Lewis County has had 1,056 cases of COVID-19 since March and 14 deaths, 10 of which have occurred in the past two months. 

Caserta said Monday that there are about 30 people hospitalized for COVID-19 between the two hospitals. Meanwhile, cases are spiking throughout the region. The hospitals have seen spikes in virus activity after past holidays, traditional gatherings, and even after election day, and staff is worried about what Thanksgiving will bring, he said. 

“Frankly we’re concerned that if people are not safe, they’re not masking, they’re getting together with people outside their household for Thanksgiving … we could see a significant surge of COVID-19,” Caserta said. “I don’t think we can mention enough our healthcare workers are working really hard right now. They have a heart of service and they’re pushing sometimes the physical limits of how much they can give.”

Taylor praised the care he’s gotten at Providence Centralia, and the hospital’s protocols to avoid spreading the illness. 

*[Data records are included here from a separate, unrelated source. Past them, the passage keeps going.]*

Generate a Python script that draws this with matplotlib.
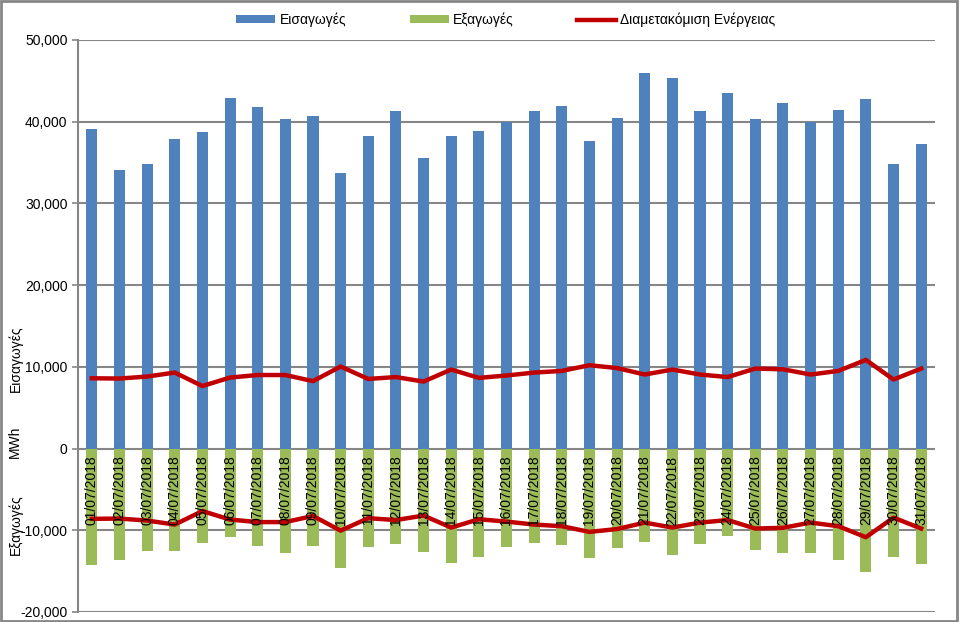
import matplotlib
matplotlib.use("Agg")
import matplotlib.pyplot as plt
from matplotlib.patches import Rectangle
from matplotlib.ticker import FuncFormatter

dates = ["%02d/07/2018" % d for d in range(1, 32)]

imports = [39050, 34150, 34880, 37940, 38800, 42960, 41860, 40390, 40640, 33780,
           38190, 41370, 35500, 38190, 38920, 40020, 41370, 41980, 37700, 40510,
           46020, 45290, 41370, 43570, 40390, 42230, 40020, 41490, 42720, 34880,
           37330]

exports = [-14200, -13590, -12480, -12480, -11500, -10770, -11870, -12730, -11870, -14570,
           -12000, -11630, -12610, -13950, -13220, -12000, -11500, -11750, -13340, -12120,
           -11380, -12970, -11630, -10650, -12360, -12730, -12730, -13590, -15050, -13220,
           -14080]

transit = [8600, 8570, 8810, 9300, 7650, 8690, 9000, 9000, 8250, 10040,
           8520, 8750, 8200, 9670, 8650, 8940, 9300, 9500, 10200, 9850,
           9060, 9670, 9060, 8750, 9790, 9700, 9060, 9500, 10850, 8450,
           9790]

plt.rcParams['font.family'] = ['Liberation Sans', 'DejaVu Sans']

fig = plt.figure(figsize=(9.6, 6.22), dpi=100)
ax = fig.add_axes([0.08125, 0.0161, 0.8927, 0.9196])

x = list(range(len(dates)))
grid_c = '#868686'

b1 = ax.bar(x, imports, width=0.4, color='#4F81BD', label='Εισαγωγές', zorder=2)
b2 = ax.bar(x, exports, width=0.4, color='#9BBB59', label='Εξαγωγές', zorder=2)
ln, = ax.plot(x, transit, color='#C00000', lw=3.2, label='Διαμετακόμιση Ενέργειας', zorder=3)
ax.plot(x, [-v for v in transit], color='#C00000', lw=3.2, zorder=3)

for i, d in enumerate(dates):
    ax.annotate(d, (i, 0), xytext=(0, -5), textcoords='offset points',
                rotation=90, ha='center', va='top', fontsize=10, zorder=4)

ax.set_xlim(-0.5, len(dates) - 0.5)
ax.set_ylim(-20000, 50000)
ax.set_yticks(range(-20000, 50001, 10000))
ax.yaxis.set_major_formatter(FuncFormatter(lambda v, p: f"{int(v):,}"))
ax.tick_params(axis='y', labelsize=10, length=4, color=grid_c, width=1.2)
ax.set_xticks([])
ax.grid(axis='y', color=grid_c, lw=1.5, zorder=0)
for s in ['top', 'right', 'bottom']:
    ax.spines[s].set_visible(False)
ax.spines['left'].set_color(grid_c)
ax.spines['left'].set_linewidth(1.5)

fig.text(0.016, 0.424, 'Εισαγωγές', rotation=90, ha='center', va='center', fontsize=10)
fig.text(0.016, 0.289, 'MWh', rotation=90, ha='center', va='center', fontsize=10)
fig.text(0.016, 0.156, 'Εξαγωγές', rotation=90, ha='center', va='center', fontsize=10)

fig.legend([b1, b2, ln], ['Εισαγωγές', 'Εξαγωγές', 'Διαμετακόμιση Ενέργειας'],
           loc='upper center', bbox_to_anchor=(0.527, 1.0), ncol=3, frameon=False,
           fontsize=10, handlelength=2.8, columnspacing=4.6, handleheight=0.45,
           handletextpad=0.3)

fig.patches.append(Rectangle((0.001, 0.001), 0.996, 0.997, transform=fig.transFigure,
                             fill=False, edgecolor=grid_c, lw=2))

fig.savefig('out.png', dpi=100)
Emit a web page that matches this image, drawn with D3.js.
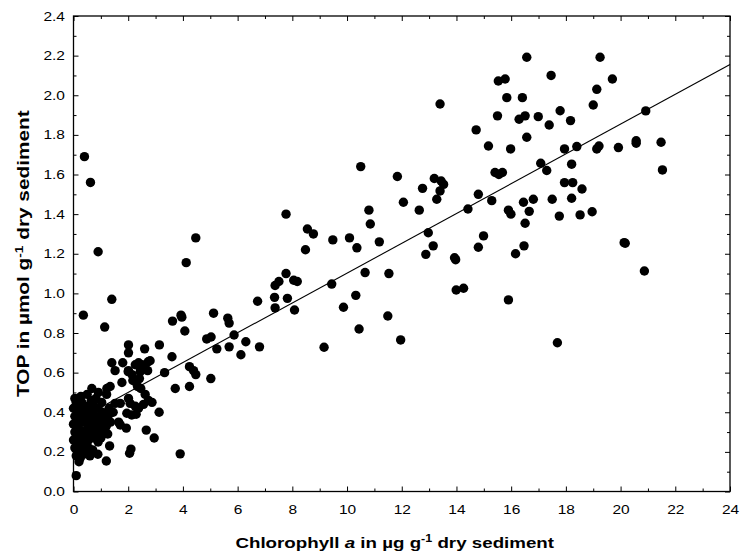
<!DOCTYPE html>
<html><head><meta charset="utf-8">
<script src="https://cdn.jsdelivr.net/npm/d3@7/dist/d3.min.js"></script>
<style>
body{margin:0;background:#fff}
svg{display:block}
text{font-family:"Liberation Sans",Arial,Helvetica,sans-serif;fill:#000}
</style>
</head><body>
<svg id="chart" width="742" height="555"></svg>
<script>
// ---------- data ----------
const xTickLabels = [0,2,4,6,8,10,12,14,16,18,20,22,24];
const xMinorTicks = [1,3,5,7,9,11,13,15,17,19,21,23];
const yTickLabels = [0.0,0.2,0.4,0.6,0.8,1.0,1.2,1.4,1.6,1.8,2.0,2.2,2.4];
const yMinorTicks = [0.1,0.3,0.5,0.7,0.9,1.1,1.3,1.5,1.7,1.9,2.1,2.3];
const fitLineX = [0, 24];
const fitLineY = [0.35, 2.155];

// samples: [chlorophyll a (µg/g), TOP (µmol/g)]
const outlierSamples = [[0.40,1.69],[0.62,1.56],[0.90,1.21],[1.40,0.97],[0.36,0.89],[1.14,0.83],[0.10,0.08]];
const clusterSamples = [
 [0.27,0.48],[0.05,0.47],[0.10,0.45],[0.20,0.44],[0.45,0.43],[0.30,0.45],[0.65,0.46],[0.82,0.47],[0.50,0.49],
 [0.67,0.52],[0.91,0.50],[1.22,0.52],[1.21,0.49],[1.03,0.45],[0.72,0.44],
 [0.00,0.42],[0.15,0.41],[0.35,0.42],[0.55,0.41],[0.90,0.42],[1.05,0.40],
 [0.05,0.38],[0.20,0.37],[0.40,0.38],[0.60,0.37],[0.80,0.38],[1.00,0.37],[1.20,0.38],[1.30,0.39],
 [0.00,0.34],[0.15,0.33],[0.30,0.35],[0.50,0.34],[0.70,0.33],[0.85,0.35],[1.05,0.34],[1.20,0.33],
 [0.05,0.30],[0.25,0.31],[0.40,0.29],[0.60,0.30],[0.80,0.29],[0.95,0.31],[1.10,0.30],[1.25,0.29],
 [0.00,0.26],[0.15,0.27],[0.35,0.25],[0.55,0.26],[0.75,0.27],[0.90,0.25],[1.00,0.27],
 [0.05,0.22],[0.20,0.23],[0.40,0.21],[0.55,0.22],[0.70,0.21],
 [0.10,0.18],[0.25,0.17],[0.45,0.19],[0.60,0.18],[0.20,0.15],
 [0.12,0.32],[0.35,0.28],[0.50,0.31],[0.65,0.35],[0.25,0.39],[0.45,0.36],[0.70,0.40],[0.95,0.36],
 [0.30,0.22],[0.15,0.20],[0.85,0.32],[1.15,0.36],[1.45,0.40],[1.35,0.35],[1.30,0.42]
];
const lowSamples = [
 [1.40,0.65],[1.52,0.61],[1.80,0.65],[2.01,0.74],[2.01,0.70],[2.60,0.72],[3.14,0.74],[2.80,0.66],[2.73,0.655],
 [2.71,0.61],[2.01,0.61],[2.26,0.64],[2.38,0.65],[2.50,0.64],[2.44,0.605],[2.17,0.56],[2.29,0.55],[2.41,0.57],
 [2.34,0.53],[2.46,0.52],[1.77,0.55],[1.34,0.53],[1.52,0.445],[1.71,0.445],[2.01,0.47],[2.07,0.445],[2.62,0.49],
 [2.56,0.44],[2.74,0.46],[2.87,0.45],[2.26,0.43],[2.38,0.42],[1.95,0.395],[2.13,0.386],[2.29,0.39],[3.13,0.40],
 [1.65,0.35],[1.71,0.336],[1.93,0.32],[2.66,0.31],[2.95,0.27],[1.32,0.23],[2.10,0.214],[2.05,0.193],[0.89,0.188],
 [1.20,0.154],[2.14,0.59],[2.61,0.63],[2.46,0.62],[2.00,0.605]
];
const midSamples = [
 [3.90,0.19],[3.72,0.52],[4.24,0.53],[3.33,0.60],[3.60,0.68],[3.62,0.86],[3.93,0.89],[3.96,0.88],[4.07,0.81],
 [4.12,1.155],[4.47,1.28],[5.12,0.90],[5.64,0.875],[5.69,0.85],[5.87,0.79],[4.87,0.77],[5.03,0.78],[5.24,0.72],
 [5.69,0.73],[6.30,0.756],[6.12,0.69],[6.80,0.73],[4.24,0.63],[4.39,0.61],[4.47,0.59],[5.02,0.57],
 [6.73,0.96],[7.77,1.40],[8.55,1.325],[8.77,1.30],[8.48,1.22],[9.48,1.27],[10.09,1.28],[10.36,1.23],[10.80,1.42],
 [10.85,1.35],[11.18,1.26],[10.66,1.105],[11.53,1.10],[9.44,1.047],[10.32,0.99],[9.87,0.93],[10.44,0.82],
 [11.49,0.886],[11.96,0.765],[9.16,0.728],[7.77,1.10],[7.37,1.04],[7.51,1.06],[8.05,1.066],[8.18,1.06],
 [7.35,0.98],[7.82,0.975],[7.37,0.927],[8.08,0.916],[10.50,1.64]
];
const highSamples = [
 [11.84,1.59],[12.06,1.46],[12.64,1.42],[12.76,1.53],[13.19,1.58],[13.44,1.567],[13.53,1.55],[13.40,1.517],
 [13.28,1.475],[12.97,1.306],[13.15,1.24],[12.88,1.197],[13.93,1.18],[13.97,1.17],[13.99,1.017],[14.26,1.026],
 [14.42,1.426],[14.80,1.50],[14.99,1.29],[14.80,1.233],[15.29,1.468],[13.40,1.956],[14.72,1.825],[15.17,1.744],
 [15.41,1.61],[15.55,1.60],[15.68,1.61],[15.90,1.42],[15.99,1.40],[15.90,0.967],[16.16,1.20],[16.47,1.24],
 [16.51,1.354],[16.45,1.46],[16.81,1.475],[16.66,1.414],[17.08,1.657],[17.30,1.62],[17.50,1.475],[17.76,1.39],
 [17.69,0.751],[15.53,2.072],[15.78,2.082],[15.84,1.988],[16.41,1.988],[16.57,2.192],[15.50,1.896],[16.29,1.879],
 [16.51,1.896],[16.99,1.892],[16.57,1.788],[15.98,1.729],[17.46,2.10],[17.39,1.85],[17.79,1.922],
 [17.95,1.559],[18.25,1.559],[18.21,1.652],[18.21,1.48],[18.59,1.527],[18.52,1.396],[18.96,1.412],[17.95,1.729],
 [18.40,1.741],[19.13,1.729],[19.21,1.744],[19.92,1.736],[20.57,1.758],[20.57,1.77],[21.48,1.763],[21.53,1.623],
 [20.92,1.921],[18.17,1.872],[19.00,1.951],[19.13,2.03],[19.70,2.082],[19.25,2.192],[20.13,1.256],[20.17,1.253],
 [20.87,1.113]
];
const samples = [].concat(outlierSamples, clusterSamples, lowSamples, midSamples, highSamples);

// ---------- chart ----------
const svg = d3.select("#chart");
svg.append("rect").attr("width",742).attr("height",555).attr("fill","#fff");

const x = d3.scaleLinear().domain([0,24]).range([73.5,730]);
const y = d3.scaleLinear().domain([0,2.4]).range([491.5,16]);
const STRETCH = 1.22;

// points
svg.append("g").selectAll("circle").data(samples).join("circle")
  .attr("cx", d => x(d[0])).attr("cy", d => y(d[1])).attr("r", 4.7).attr("fill", "#000");

// fit line
svg.append("line")
  .attr("x1", x(fitLineX[0])).attr("y1", y(fitLineY[0]))
  .attr("x2", x(fitLineX[1])).attr("y2", y(fitLineY[1]))
  .attr("stroke","#000").attr("stroke-width",1.1);

// frame
svg.append("rect").attr("x",x(0)).attr("y",y(2.4))
  .attr("width",x(24)-x(0)).attr("height",y(0)-y(2.4))
  .attr("fill","none").attr("stroke","#000").attr("stroke-width",1.3);

function clean(g){ g.select(".domain").remove(); g.selectAll("line").attr("stroke","#000"); }

// bottom
const gb = svg.append("g").attr("transform",`translate(0,${y(0)})`)
  .call(d3.axisBottom(x).tickValues(xTickLabels).tickSize(-5).tickPadding(13.5).tickFormat(d3.format("d")))
  .call(clean);
gb.selectAll("text").attr("font-size",12.7).attr("transform",`scale(${STRETCH},1)`);
svg.append("g").attr("transform",`translate(0,${y(0)})`)
  .call(d3.axisBottom(x).tickValues(xMinorTicks).tickSize(-3).tickFormat("")).call(clean);
// top
svg.append("g").attr("transform",`translate(0,${y(2.4)})`)
  .call(d3.axisTop(x).tickValues(xTickLabels).tickSize(-5).tickFormat("")).call(clean);
svg.append("g").attr("transform",`translate(0,${y(2.4)})`)
  .call(d3.axisTop(x).tickValues(xMinorTicks).tickSize(-3).tickFormat("")).call(clean);
// left
const gl = svg.append("g").attr("transform",`translate(${x(0)},0)`)
  .call(d3.axisLeft(y).tickValues(yTickLabels).tickSize(-5).tickPadding(7).tickFormat(d3.format(".1f")))
  .call(clean);
gl.selectAll("text").attr("font-size",12.7).attr("transform",`scale(${STRETCH},1)`);
svg.append("g").attr("transform",`translate(${x(0)},0)`)
  .call(d3.axisLeft(y).tickValues(yMinorTicks).tickSize(-3).tickFormat("")).call(clean);
// right
svg.append("g").attr("transform",`translate(${x(24)},0)`)
  .call(d3.axisRight(y).tickValues(yTickLabels).tickSize(-5).tickFormat("")).call(clean);
svg.append("g").attr("transform",`translate(${x(24)},0)`)
  .call(d3.axisRight(y).tickValues(yMinorTicks).tickSize(-3).tickFormat("")).call(clean);

// axis titles
const xt = svg.append("text")
  .attr("transform",`translate(${(x(0)+x(24))/2 - 7},548) scale(1.25,1)`)
  .attr("text-anchor","middle").attr("font-size",15).attr("font-weight","bold");
xt.append("tspan").text("Chlorophyll ");
xt.append("tspan").attr("font-style","italic").text("a");
xt.append("tspan").text(" in µg g");
xt.append("tspan").attr("font-size",10).attr("dy",-6).text("-1");
xt.append("tspan").attr("dy",6).text(" dry sediment");

const yt = svg.append("text")
  .attr("transform",`translate(29,${(y(0)+y(2.4))/2}) rotate(-90) scale(1.3,1)`)
  .attr("text-anchor","middle").attr("font-size",16).attr("font-weight","bold");
yt.append("tspan").text("TOP in µmol g");
yt.append("tspan").attr("font-size",10.5).attr("dy",-6.5).text("-1");
yt.append("tspan").attr("dy",6.5).text(" dry sediment");
</script>
</body></html>
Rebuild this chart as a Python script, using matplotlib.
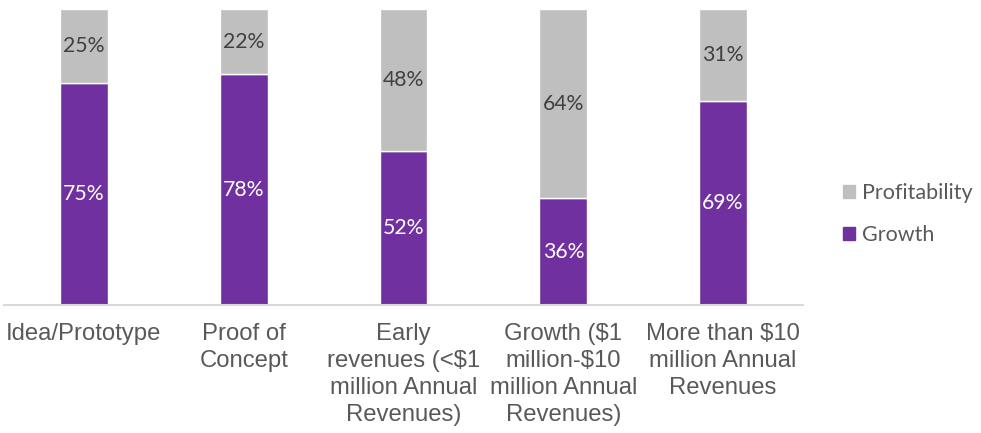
import numpy as np
import matplotlib.pyplot as plt
from matplotlib.patches import Patch

categories = ['Idea/Prototype', 'Proof of\nConcept', 'Early\nrevenues (<$1\nmillion Annual\nRevenues)',
              'Growth ($1\nmillion-$10\nmillion Annual\nRevenues)', 'More than $10\nmillion Annual\nRevenues']
growth = [75, 78, 52, 36, 69]
profitability = [25, 22, 48, 64, 31]

purple = '#7030A0'
grey = '#BFBFBF'

fig = plt.figure(figsize=(9.81, 4.33), dpi=100)
ax = fig.add_axes([4/981, (433-305)/433, 799/981, 296/433])

x = np.arange(len(categories))
w = 0.3
ax.bar(x, growth, w, color=purple, edgecolor='white', linewidth=1)
ax.bar(x, profitability, w, bottom=growth, color=grey, edgecolor='white', linewidth=1)

for i in range(len(x)):
    ax.text(x[i], growth[i] / 2, f'{growth[i]}%', ha='center', va='center',
            color='white', fontsize=15.3, family='Lato')
    ax.text(x[i], growth[i] + profitability[i] / 2, f'{profitability[i]}%', ha='center', va='center',
            color='#404040', fontsize=15.3, family='Lato')

ax.set_xlim(-0.5, 4.5)
ax.set_ylim(0, 100)
ax.set_yticks([])
ax.set_xticks(x)
ax.set_xticklabels(categories, fontsize=17.2, color='#595959', family='Liberation Sans', linespacing=1.3)
ax.tick_params(axis='x', length=0, pad=13)
for s in ['top', 'right', 'left']:
    ax.spines[s].set_visible(False)
ax.spines['bottom'].set_color('#D9D9D9')
ax.spines['bottom'].set_linewidth(1.5)

handles = [Patch(color=grey), Patch(color=purple)]
leg = fig.legend(handles, ['Profitability', 'Growth'], loc='center left',
                 bbox_to_anchor=(824/981, 1 - 214/433), frameon=False,
                 handlelength=0.55, handleheight=0.55, handletextpad=0.3,
                 labelspacing=1.05, prop={'family': 'Lato', 'size': 15.5})
for t in leg.get_texts():
    t.set_color('#595959')

fig.savefig('out.png', dpi=100)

Staff treating him all wear full personal protective equipment (PPE) including double face masks, double gloves and face shields, he said. 

“I’m in this … it’s an isolation room,” he said. “I was in the ER for a while and I was in an isolation room when they brought me in by the ambulance. That was a weird experience. I don’t remember being in the ambulance.”

Caserta said the hospital rooms for COVID-19 patients have some differences from other rooms, including more fully stocked cupboards so medical providers don’t have to go in and out, minimizing the risk of spreading the infection. Patients can talk with providers over the phone, and if they don’t have a tablet to speak with family over video chats, the hospital will loan them an iPad, he said.

“We always spend a lot of time cleaning rooms between patients,” Caserta added. “Outside of the general recommended cleaning we actually use ultraviolet disinfection after every COVID patient. … That’s worked really well even outside COVID-19.”

The process has helped decrease other serious infections at the hospital as well, he said. 

While Taylor has been seriously ill, his son Franklin Taylor, 22, has also tested positive, but has so far not had symptoms. 

“We’re just taking this quarantine serious,”  Franklin Taylor said. “It puts it in perspective that someone who could have health conditions like my dad that it affects them more drastically. It made us worry more about who you know who gets it.”

Taylor said it’s difficult for him to not think about work while he’s in the hospital, but said many of his clients at the Silver Agency have reached out to wish him well. In the meantime, he’s urging everyone to take the virus seriously, wear a mask and keep up social distancing. 

“We don’t know, there might be some long lasting effects after you have this,” he said.